Journey Mapping Learning Experience Design
Journey mapping is a technique that utilizes storytelling and visualization to help designers understand the many dimensions of a person’s experience over time. Journey mapping was originally used in the service industry as a research artifact, where a journey is pieced together after conducting customer research. The artifact enabled design teams to understand the complexity of an experience.

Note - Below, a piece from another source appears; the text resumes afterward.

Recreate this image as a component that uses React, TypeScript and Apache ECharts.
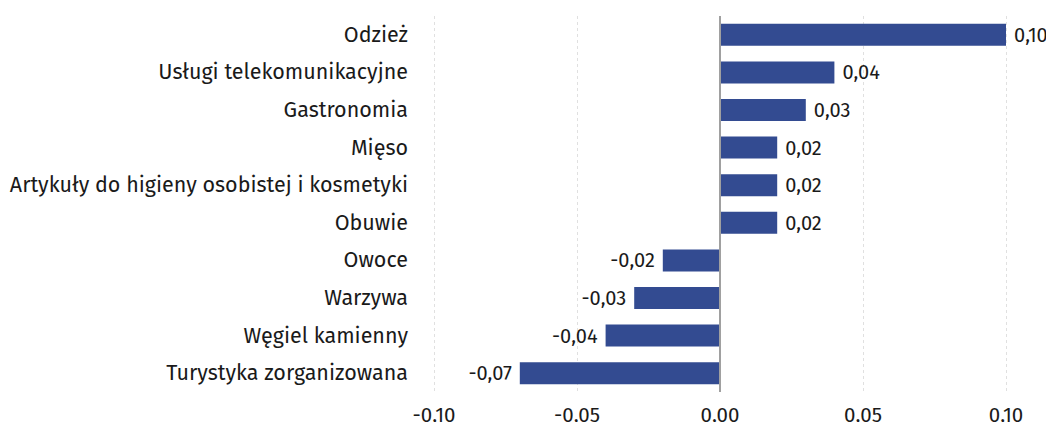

As a learning experience designer, it occurred to me that if you replace “customer” with “learner,” the tool presents all sorts of opportunities for educational contexts. I’ve found it to be a wildly useful tool within my current context working at the intersection of user experience design (UX) and education (aka #edUX). I flipped the order, using journey mapping as an active tool instead of an artifact, often together with educators and learners we are designing for and co-designing with. In this context, it’s a powerful tool for deeply understanding an experience in order to support more effective lesson and curriculum design.

The basic elements of a journey map
A journey map is a UX design research artifact that utilizes storytelling and visualization to help designers understand user experiences and needs over time. Typical elements include a learning goal, high-level phases, activities, materials and tools, an annotated emotion map, and additional rows (“swim lanes”) to note barriers and opportunities, options for redesign, etc. The swim lane categories can be adjusted as needed for the context at hand.

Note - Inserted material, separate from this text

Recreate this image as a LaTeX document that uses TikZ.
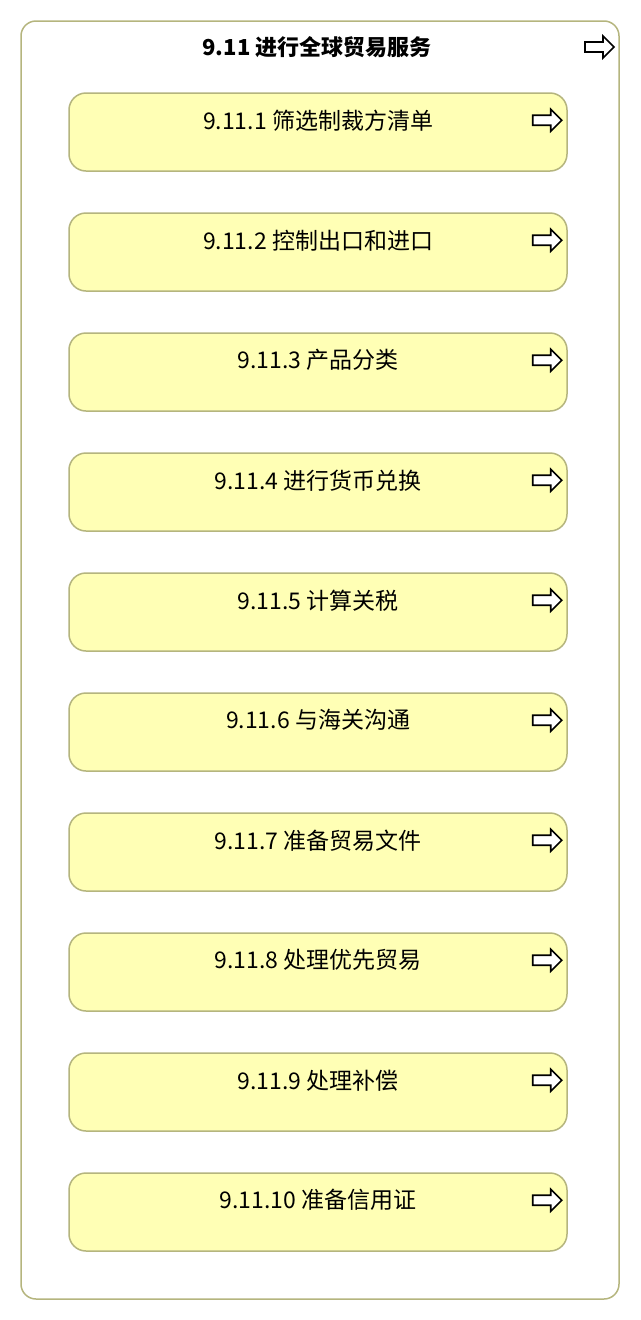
\documentclass[tikz,border=0pt]{standalone}
\usepackage{fontspec}
\newfontfamily\cjk{Noto Sans CJK SC}
\usepackage{tikz}
\usetikzlibrary{calc, positioning}
\definecolor{boxline}{HTML}{B5B57E}
\definecolor{boxfill}{HTML}{FFFFB5}
\tikzset{
	outerbox/.style={draw=boxline, line width=1.5pt, rounded corners=15pt, fill=white},
	procbox/.style={draw=boxline, line width=1.5pt, rounded corners=17pt, fill=boxfill, minimum width=498pt, minimum height=78pt, inner sep=0pt},
	lbl/.style={font=\cjk\fontsize{23pt}{26pt}\selectfont, inner sep=0pt},
	flowarrow/.pic={
			\draw[line width=1.6pt, line join=miter, fill=white] (0,-5) -- (18,-5) -- (18,-11) -- (29,0) -- (18,11) -- (18,5) -- (0,5) -- cycle;
		},
}

\begin{document}
\begin{tikzpicture}[x=1pt, y=-1pt]
			\useasboundingbox (0,0) rectangle (640,1320);
			\draw[outerbox] (21,21) rectangle (619,1299);
			\node[lbl, font=\cjk\bfseries\fontsize{22pt}{25pt}\selectfont] (title) at (317,47) {9.11 进行全球贸易服务};
			\pic at (585,47) {flowarrow};
			\foreach \k/\t in {1/筛选制裁方清单, 2/控制出口和进口, 3/产品分类, 4/进行货币兑换, 5/计算关税, 6/与海关沟通, 7/准备贸易文件, 8/处理优先贸易, 9/处理补偿, 10/准备信用证} {
					\node[procbox] (p\k) at (318,{132+120*(\k-1)}) {};
					\node[lbl] (t\k) at ([yshift=-28pt]p\k.north) {9.11.\k\ \t};
					\pic at ([xshift=-35pt, yshift=-28pt]p\k.north east) {flowarrow};
				}
		\end{tikzpicture}
\end{document}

Case study: Using journey mapping and design thinking to improve a circuits lesson
In my workshops for educators, I ask them to consider the experience of a circuits lesson through journey mapping and then brainstorm ways to improve it. We cover typical phases of design thinking: empathy, define, ideate, prototype and test. Most educators are either familiar with design thinking tools or intuitively grasp their function through experience teaching with simple problem-solving exercises and more involved project-based learning. What is surprising is how often teachers tell me that they do not bring these skills into their own work designing the experiences for their students.
Participants break into small groups, each taking on a distinct student persona as they experience a 4th-grade circuits lesson. They then use journey mapping to deepen empathy for that student, noting pain points and barriers as well as opportunities based on their persona’s strengths. This artifact becomes a guide for zeroing in on how to define the problem space and where to ideate solutions for a better, more engaging circuits lesson.
Armed with these tools, you too can harness educational user experience design methods to enrich everything from a single lesson to end-to-end educational ecosystems research and design.